Another ‘troubling’ feature of the SDT’s conclusion, the judge said, was ‘the vehemence and disparagement with which it was expressed’. She added: ‘The charges Mr Hurst actually faced, and the analysis and reasoning set out in the tribunal’s decision, do not justify its expressing itself in the terms it did. It was not fair to Mr Hurst to do so.’

The judge said she was ‘not satisfied’ that the tribunal’s decision ‘sets out a line of reasoning which could satisfactorily be followed through to a complete understanding of how it reached its end point’.

‘The decision challenged in this appeal was insufficiently analysed and reasoned, vitiated by misdirection and error of law, and unfair.’

Ashley Hurst, Osborne Clarke

Hurst: 'Long and stressful episode'

Source: Osborne Clarke

Although the tribunal stressed that the Hurst case did not involve 'strategic litigation against public participation' (SLAPP) the High Court ruling appears to leave the SRA's anti-SLAPP campaign in tatters. Its first two specific anti-SLAPP prosecutions last month both failed before the tribunal. 
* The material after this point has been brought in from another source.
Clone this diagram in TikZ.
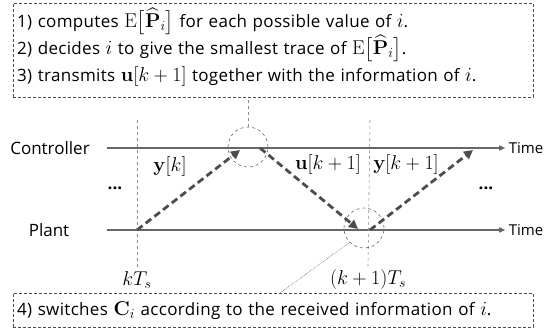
\RequirePackage{fix-cm}
\documentclass[tikz,border=0pt]{standalone}
\usepackage{amsmath}
\usepackage{amssymb}
\usepackage[no-math]{fontspec}
\setmainfont{Open Sans}[WordSpace=1.15]
\newfontfamily\notefont{Open Sans}[LetterSpace=2, WordSpace=1.15]
\DeclareMathSizes{17}{20}{14}{10}
\usepackage{xcolor}
\usepackage{tikz}
\usetikzlibrary{positioning, arrows.meta}

\begin{document}
\begin{tikzpicture}[
        x=1pt, y=-1pt,
        >={Triangle[length=6pt, width=5pt]},
        every node/.style={font=\fontsize{17}{20}\selectfont},
        timeline/.style={draw=black!60, line width=1.3pt},
        message/.style={-{Triangle[length=9pt, width=9pt]}, draw=black!70,
            line width=2.8pt, dash pattern=on 7pt off 4pt},
        tickline/.style={draw=black!45, dashed, line width=0.6pt},
        zoomring/.style={circle, draw=black!60, dashed, line width=0.6pt,
            minimum size=40pt, inner sep=0pt},
        notebox/.style={draw=black!70, densely dashed, line width=0.6pt,
            anchor=north west, inner sep=0pt, outer sep=0pt, minimum width=520pt},
        noteline/.style={anchor=base west, inner sep=0pt,
            font=\notefont\fontsize{17}{20}\selectfont},
      ]

      \useasboundingbox (0,0) rectangle (558,331);

      % notes
      \node[notebox, minimum height=94pt] (steps) at (13,3) {};
      \node[noteline] (step1) at (17,28)
        {1) computes $\mathrm{E}\big[\widehat{\mathbf{P}}_i\big]$ for each possible value of $i$.};
      \node[noteline] (step2) at (17,55)
        {2) decides $i$ to give the smallest trace of $\mathrm{E}\big[\widehat{\mathbf{P}}_i\big]$.};
      \node[noteline] (step3) at (17,82)
        {3) transmits $\mathbf{u}[k+1]$ together with the information of $i$.};
      \node[notebox, align=left, text width=512pt, inner xsep=4pt,
            text height=23pt, text depth=11pt, font=\notefont\fontsize{17}{20}\selectfont] (switch) at (13,293)
        {4) switches $\mathbf{C}_i$ according to the received information of $i$.};

      % time lines
      \node (ctrl)  at (50,148) {Controller};
      \node (plant) at (49,230) {Plant};
      \node[font=\fontsize{15}{18}\selectfont] (timeC) at (526,148) {Time};
      \node[font=\fontsize{15}{18}\selectfont] (timeP) at (526,230) {Time};
      \coordinate (c0) at (107,148);
      \coordinate (p0) at (107,230);
      \draw[timeline, ->] (c0) -- (timeC.west);
      \draw[timeline, ->] (p0) -- (timeP.west);

      % sampling instants
      \coordinate (t0top) at (137,120);
      \coordinate (t1top) at (370,120);
      \node (t0) at (137,280) {$kT_s$};
      \node (t1) at (368,280) {$(k+1)T_s$};
      \draw[tickline] (t0top) -- (t0.north);
      \draw[tickline] (t1top) -- (t1.north);

      \node[zoomring] (ringC) at (248,147) {};
      \node[zoomring] (ringP) at (364,228) {};
      \draw[tickline] (ringC.north) -- (ringC.north |- steps.south);
      \draw[black!60, densely dotted, line width=0.6pt] (ringP.225) -- ([xshift=7pt]switch.north);

      % messages
      \coordinate (yk0)  at (137,230);
      \coordinate (yk1)  at (240,150);
      \coordinate (uk0)  at (260,148);
      \coordinate (uk1)  at (358,229);
      \coordinate (yk20) at (370,230);
      \coordinate (yk21) at (473,150);
      \draw[message] (yk0) -- (yk1);
      \draw[message] (uk0) -- (uk1);
      \draw[message] (yk20) -- (yk21);

      \node (ylab)  at (170,167) {$\mathbf{y}[k]$};
      \node (ulab)  at (328,165) {$\mathbf{u}[k+1]$};
      \node (y2lab) at (406,165) {$\mathbf{y}[k+1]$};
      \node (dotsL) at (115,188) {\textbf{...}};
      \node (dotsR) at (486,188) {\textbf{...}};

    \end{tikzpicture}
\end{document}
A spokesperson for Osborne Clarke said: 'We are delighted with this result and appreciate the Judge's careful analysis in this important decision.'

Hurst told the Gazette: 'I’m relieved to have been exonerated by this comprehensive judgment. A big thanks to my excellent legal team, my colleagues and the many around the legal community who stood behind me during this long and stressful episode.'

Neidle described the High Court decision as 'very surprising, and concerning'.